Respecto a los intereses del PSOE, en esta temática, José Ángel Brandariz lo explica en el marco de la restauración política que ha sucedido a la crisis y su momento de apertura, el PSOE tiene la voluntad de afirmarse como partido de Estado y de orden, “para probar que tiene condiciones para cooptar y desactivar los disensos”. La cuestión de la prostitución es perfectamente útil para dividir al movimiento feminista en un momento en el que quizás la potencia de la huelga feminista se ve poco conveniente, demasiado radical en sus contenidos. Es contra este “feminismo del 8M” —como le llama acertadamente Martínez Almeida—, el de base, el de los contenidos que posicionan demandas materiales y de justicia social, contra el que el PSOE actúa.

Precisamente, el abolicionismo es útil para apropiarse del capital político del feminismo —al tiempo que se manifiesta como herramienta perfecta de división— que pretende el arrinconamiento de las posiciones más transformadoras– y para borrar cualquier otra cuestión de la agenda. El año pasado ya se intentó actuar en las asambleas de preparación del 8M y este año está claro que hay intenciones de volverlo a intentar. ¿Acaso no sería útil para un partido de gobierno el finiquitar la manifestación unitaria y así, despotenciar esa jornada de lucha con dos convocatorias distintas?

Más allá de los partidos, para el movimiento feminista en su conjunto, el feminismo identitario puede suponer el canto del cisne: por su división, su deriva autoritaria —que invita poco a la suma y la alegría de intentar cambiar las cosas juntas y que expulsa a las que no están dispuestas a guerras sin cuartel— y su encapsulamiento temático en un debate sin solución ni posibilidad de acuerdo —al menos si no se plantea en otros términos—.

Las formas reaccionarias de anulación de las discusiones impiden los matices en un tema que es realmente muy complejo, por ejemplo, hacen que nos perdamos los diferencias en las demandas de las trabajadoras sexuales —no todas proponen lo mismo—. Otra consecuencia fatal de la anulación del debate es la imposibilidad de acordar una agenda para confrontar la trata de personas con fines de explotación sexual, en un momento en que la fuerza del movimiento podría dirigirse hacia esa urgente cuestión.
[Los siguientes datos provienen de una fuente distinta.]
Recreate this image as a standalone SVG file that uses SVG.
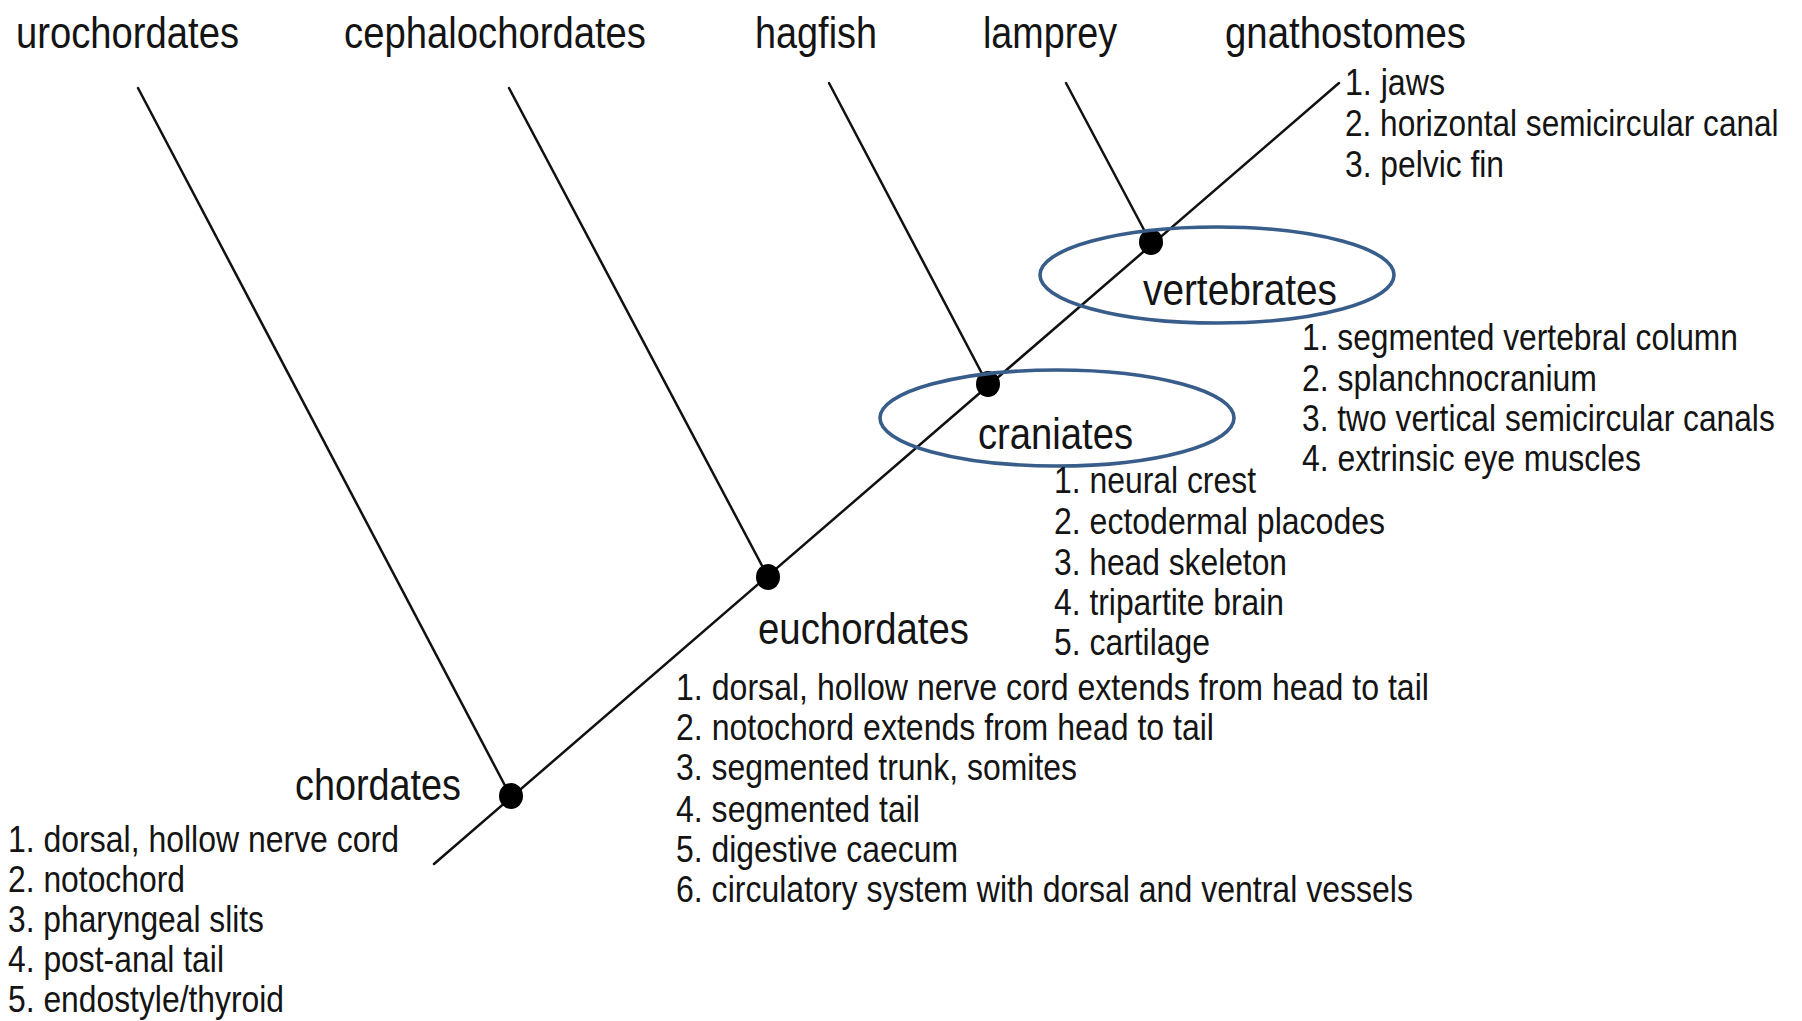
<svg xmlns="http://www.w3.org/2000/svg" width="1802" height="1021" viewBox="0 0 1802 1021">
<style>
text{font-family:"Liberation Sans Narrow","Liberation Sans",Arial,sans-serif;fill:#141414}
.taxon{font-size:44px}
.clade{font-size:44px}
.list{font-size:37px}
.branch{stroke:#111;stroke-width:2.5;fill:none;stroke-linecap:round}
.dot{fill:#000}
.ring{fill:none;stroke:#385d8a;stroke-width:3.6}
</style>
<rect width="1802" height="1021" fill="#fff"/>
<g id="connectors">
<line class="branch" x1="434" y1="864" x2="1339" y2="83"/>
<line class="branch" x1="138" y1="88" x2="511" y2="797"/>
<line class="branch" x1="509" y1="88" x2="768" y2="577"/>
<line class="branch" x1="829" y1="83" x2="988" y2="385"/>
<line class="branch" x1="1066" y1="83" x2="1151" y2="243"/>
</g>
<g id="urochordates"><text class="taxon" x="16" y="48" textLength="223" lengthAdjust="spacingAndGlyphs">urochordates</text></g>
<g id="cephalochordates"><text class="taxon" x="344" y="48" textLength="302" lengthAdjust="spacingAndGlyphs">cephalochordates</text></g>
<g id="hagfish"><text class="taxon" x="755" y="48" textLength="122" lengthAdjust="spacingAndGlyphs">hagfish</text></g>
<g id="lamprey"><text class="taxon" x="983" y="48" textLength="134" lengthAdjust="spacingAndGlyphs">lamprey</text></g>
<g id="gnathostomes"><text class="taxon" x="1225" y="48" textLength="241" lengthAdjust="spacingAndGlyphs">gnathostomes</text>
<text class="list" x="1345" y="95" textLength="100" lengthAdjust="spacingAndGlyphs">1. jaws</text>
<g transform="translate(1345,136) scale(0.8,1)"><text class="list" x="0" y="0" textLength="542" lengthAdjust="spacingAndGlyphs">2. horizontal semicircular canal</text></g>
<text class="list" x="1345" y="177" textLength="159" lengthAdjust="spacingAndGlyphs">3. pelvic fin</text>
</g>
<g id="chordates">
<ellipse class="dot" cx="511" cy="796" rx="12" ry="13"/>
<text class="clade" x="295" y="800" textLength="166" lengthAdjust="spacingAndGlyphs">chordates</text>
<text class="list" x="8" y="852" textLength="391" lengthAdjust="spacingAndGlyphs">1. dorsal, hollow nerve cord</text>
<text class="list" x="8" y="892" textLength="177" lengthAdjust="spacingAndGlyphs">2. notochord</text>
<text class="list" x="8" y="932" textLength="256" lengthAdjust="spacingAndGlyphs">3. pharyngeal slits</text>
<text class="list" x="8" y="972" textLength="216" lengthAdjust="spacingAndGlyphs">4. post-anal tail</text>
<text class="list" x="8" y="1012" textLength="276" lengthAdjust="spacingAndGlyphs">5. endostyle/thyroid</text>
</g>
<g id="euchordates">
<ellipse class="dot" cx="768" cy="577" rx="12" ry="13"/>
<text class="clade" x="758" y="644" textLength="211" lengthAdjust="spacingAndGlyphs">euchordates</text>
<text class="list" x="676" y="700" textLength="753" lengthAdjust="spacingAndGlyphs">1. dorsal, hollow nerve cord extends from head to tail</text>
<text class="list" x="676" y="740" textLength="538" lengthAdjust="spacingAndGlyphs">2. notochord extends from head to tail</text>
<text class="list" x="676" y="780" textLength="401" lengthAdjust="spacingAndGlyphs">3. segmented trunk, somites</text>
<text class="list" x="676" y="822" textLength="244" lengthAdjust="spacingAndGlyphs">4. segmented tail</text>
<text class="list" x="676" y="862" textLength="282" lengthAdjust="spacingAndGlyphs">5. digestive caecum</text>
<text class="list" x="676" y="902" textLength="737" lengthAdjust="spacingAndGlyphs">6. circulatory system with dorsal and ventral vessels</text>
</g>
<g id="craniates">
<ellipse class="dot" cx="988" cy="384" rx="12" ry="13"/>
<ellipse class="ring" cx="1057" cy="418" rx="177" ry="48"/>
<text class="clade" x="978" y="449" textLength="155" lengthAdjust="spacingAndGlyphs">craniates</text>
<text class="list" x="1054" y="493" textLength="202" lengthAdjust="spacingAndGlyphs">1. neural crest</text>
<text class="list" x="1054" y="534" textLength="331" lengthAdjust="spacingAndGlyphs">2. ectodermal placodes</text>
<text class="list" x="1054" y="575" textLength="233" lengthAdjust="spacingAndGlyphs">3. head skeleton</text>
<text class="list" x="1054" y="615" textLength="230" lengthAdjust="spacingAndGlyphs">4. tripartite brain</text>
<text class="list" x="1054" y="655" textLength="156" lengthAdjust="spacingAndGlyphs">5. cartilage</text>
</g>
<g id="vertebrates">
<ellipse class="dot" cx="1151" cy="242" rx="12" ry="13"/>
<ellipse class="ring" cx="1217" cy="275" rx="177" ry="48"/>
<text class="clade" x="1143" y="305" textLength="194" lengthAdjust="spacingAndGlyphs">vertebrates</text>
<g transform="translate(1302,350) scale(0.8,1)"><text class="list" x="0" y="0" textLength="545" lengthAdjust="spacingAndGlyphs">1. segmented vertebral column</text></g>
<text class="list" x="1302" y="391" textLength="295" lengthAdjust="spacingAndGlyphs">2. splanchnocranium</text>
<g transform="translate(1302,431) scale(0.8,1)"><text class="list" x="0" y="0" textLength="591" lengthAdjust="spacingAndGlyphs">3. two vertical semicircular canals</text></g>
<text class="list" x="1302" y="471" textLength="339" lengthAdjust="spacingAndGlyphs">4. extrinsic eye muscles</text>
</g>
</svg>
La lección del feminismo estadounidense nos enseña que si quiere prolongar la potencia del movimiento feminista y su capacidad de seguir ejerciendo de primera línea de batalla contra la extrema derecha hay que apostar por un feminismo —y una izquierda— radicalmente democráticos. En las formas entre nosotras, pero también en la defensa de la libertad de expresión y el resto de derechos individuales.

Un feminismo que no apoye leyes o acciones destinadas a cercenarlos en un momento de emergencia de las fuerzas reaccionarias, porque siempre van a acabar volviéndose contra las de abajo. Como también nos enseña la historia, es necesario preservar la autonomía e imaginación política del movimiento para no diluir su fuerza únicamente en demandas al Estado. No todo lo puede arreglar el sistema penal, hay que apostar por seguir construyendo en lo social. Aquellas medidas destinadas a penalizar la prostitución callejera o a impedirla —contenidas en el programa del PSOE— entran de lleno en este marco punitivista que siempre es funcional a la exclusión de las sin poder. Reforzar el sistema penal en nombre del feminismo además, fortalece el marco securitario de la ultraderecha —muchos ultras europeos, incluido Vox piden aumento de penas por agresiones sexuales en nombre “de las mujeres” y apoyarían fervientemente el prohibicionismo de la prostitución—.

Por último, como dice Silvia Federici, “el movimiento feminista debe comprender que no se puede cambiar el mundo solo cambiando nuestras identidades, que se deben cambiar las condiciones materiales de nuestra vida”.